Film Review – See You Yesterday

Produced by 40 Acres and a Mule Film Works (Spike Lee)
Directed by Stefon Bristol
Written by Frederica Bailey and Stefon Bristol
Starring Eden Duncan-Smith, Dante Crichlow; Michael J. Fox makes an appearance

See You Yesterday is a pretty straight-forward time-paradox story featuring two high schoolers who crack the time travel code and then – despite being well-versed in the many pitfalls of time travel, one of them decides to try and change the past anyway.

Centered on two near-high school graduates, the film would seem to be geared towards a crowd younger than myself, but I found myself drawn in anyway, but not for the time travel story.  Which itself was handled pretty well.  Audiences have been getting familiar with time travel, alternate time lines, time loops, the butterfly effect and the mental gymnastics that must be performed into order to understand not just the possibilities, but the plot as well, ever since Back to the Future – which receives several nods throughout – Michael J Fox portrays a sympathetic science teacher, a drawing of a flux capacitor appears as background – it’s not enough to simply say “time travel” anymore, and without having re-watched to double check, I’d have to say that See You Yesterday introduces a somewhat new concept to the ouvre.

No, not the time travel story, but the other story, the “political messaging” that will no doubt draw the ire of some.  See You Yesterday uses time travel as a vehicle to explore Black Lives Matter, police shootings and the communities that these affect, and the call-outs to Back to the Future are telling by way of contrast.  No one dies in BttF.  Marty McFly’s quest is to insure that his parents meet and, in a bit of time-line editing, insure that his father’s writing career is a huge success.  Once the time loops are closed, Marty’s world goes back to normal.

SYY takes place in the inner city, not the suburbs.  CJ and Sebastian, the students, are looking to their research and discovery as a way into college.  A handful of incidents in and around their neighborhood illustrate why getting out and moving on are desirable goals.  But this story does not take place in Beaver Cleaver’s neighborhood and things are most certainly not whitebread.  Tragedy strikes in the form of police shootings of young black men, one very close to CJ, and, despite entreaties from her best friend Sebastian, CJ is determined to use her new technology to put things right.  Unlike BttF though, closing the time loops doesn’t resolve anything.

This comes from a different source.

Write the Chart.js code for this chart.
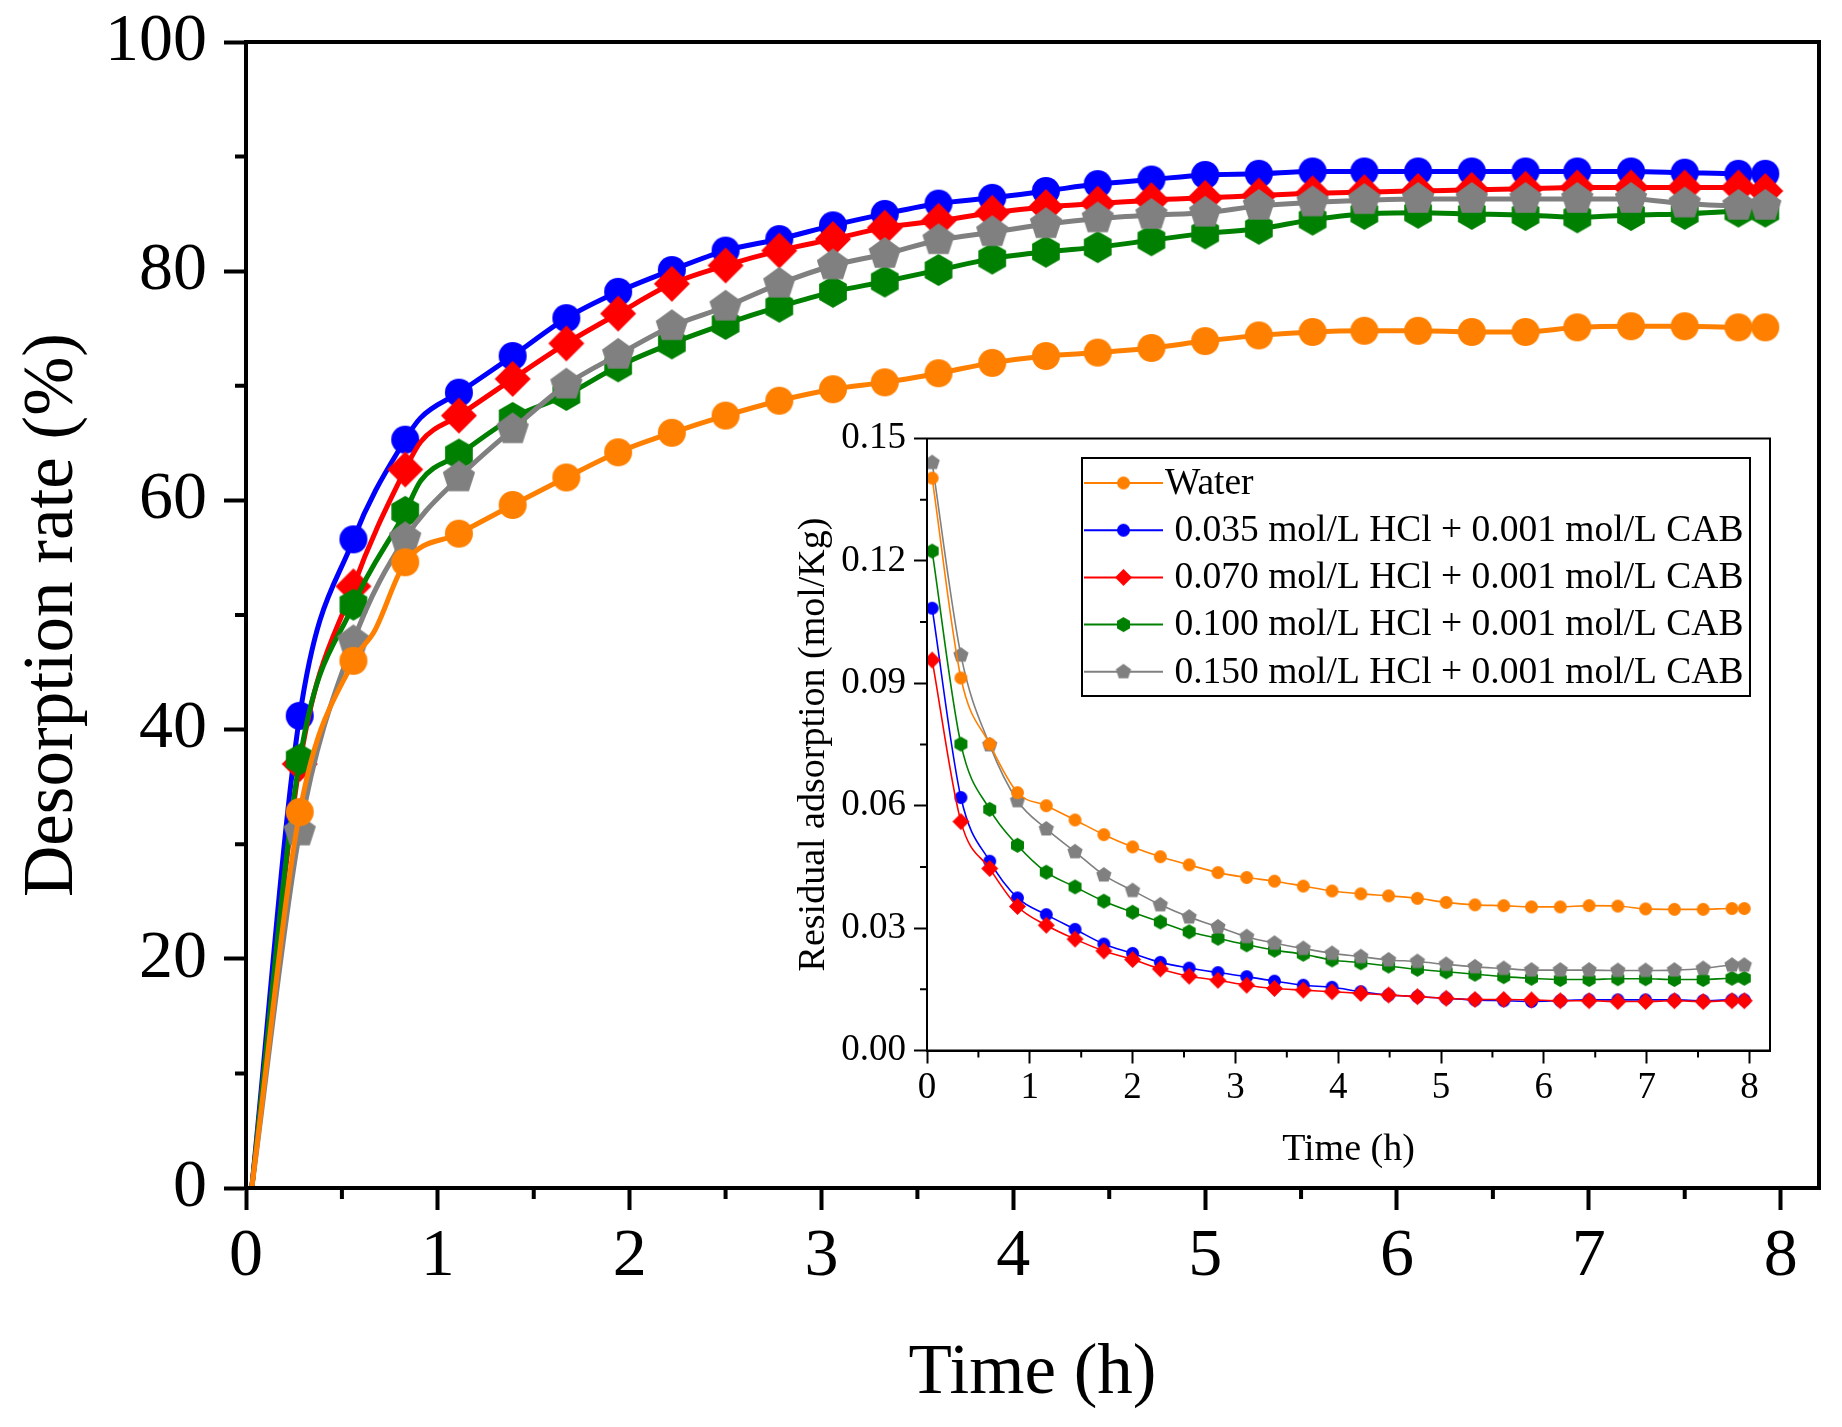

One of the central messages here is that the POC community is trapped in its own time loop of never-ending tragedy;  that no matter what politicians, civic organizers, religious leaders or protestors do, the end result is always the same – nothing changes.  We are doomed to seeing young people unjustly killed by police, just as are doomed to seeing schools attacked by armed assailants.  Hopes and prayers are just as ineffective as make-believe time machines.

There are minor themes here as well – the importance of education for a disenfranchised community, how far removed much of the black community remains in today’s society, the on-going effects of discrimination on the black community, why the empowerment of women is so important.

But these are not heavy-handed “lessons”; they’re the window-dressing and background against which the story plays and are only as noticiable to me as they are because that reality is not my own.  My societal experience is near-adjacent Beaver Cleaver and I think one of the things that SYY manages to impart, at least to a white audience, is some appreciation for what POCs experience when watching a white-centered film.  “This is not my personal experience of life.”  Cudos to the film for presenting this lesson in an understated and digestable manner, whether that was its intention or not.

I also want to draw attention to the way the film handled tragedy.  There’s more than one funeral here.  These scenes could have done the film in, but they were handled deftly and used as a tool to demonstrate the resiliency of the community and illustrate the enduring importance of family, both natural and found.

There were a few moments here and there where I felt the writing or the acting was a tad off, but not so much that I was thrown out of the experience.  All in all, See You Yesterday is a fine entry in the time travel story category, will appeal to a youthful audience and imparts some visceral lessons on one of today’s more tragic issues.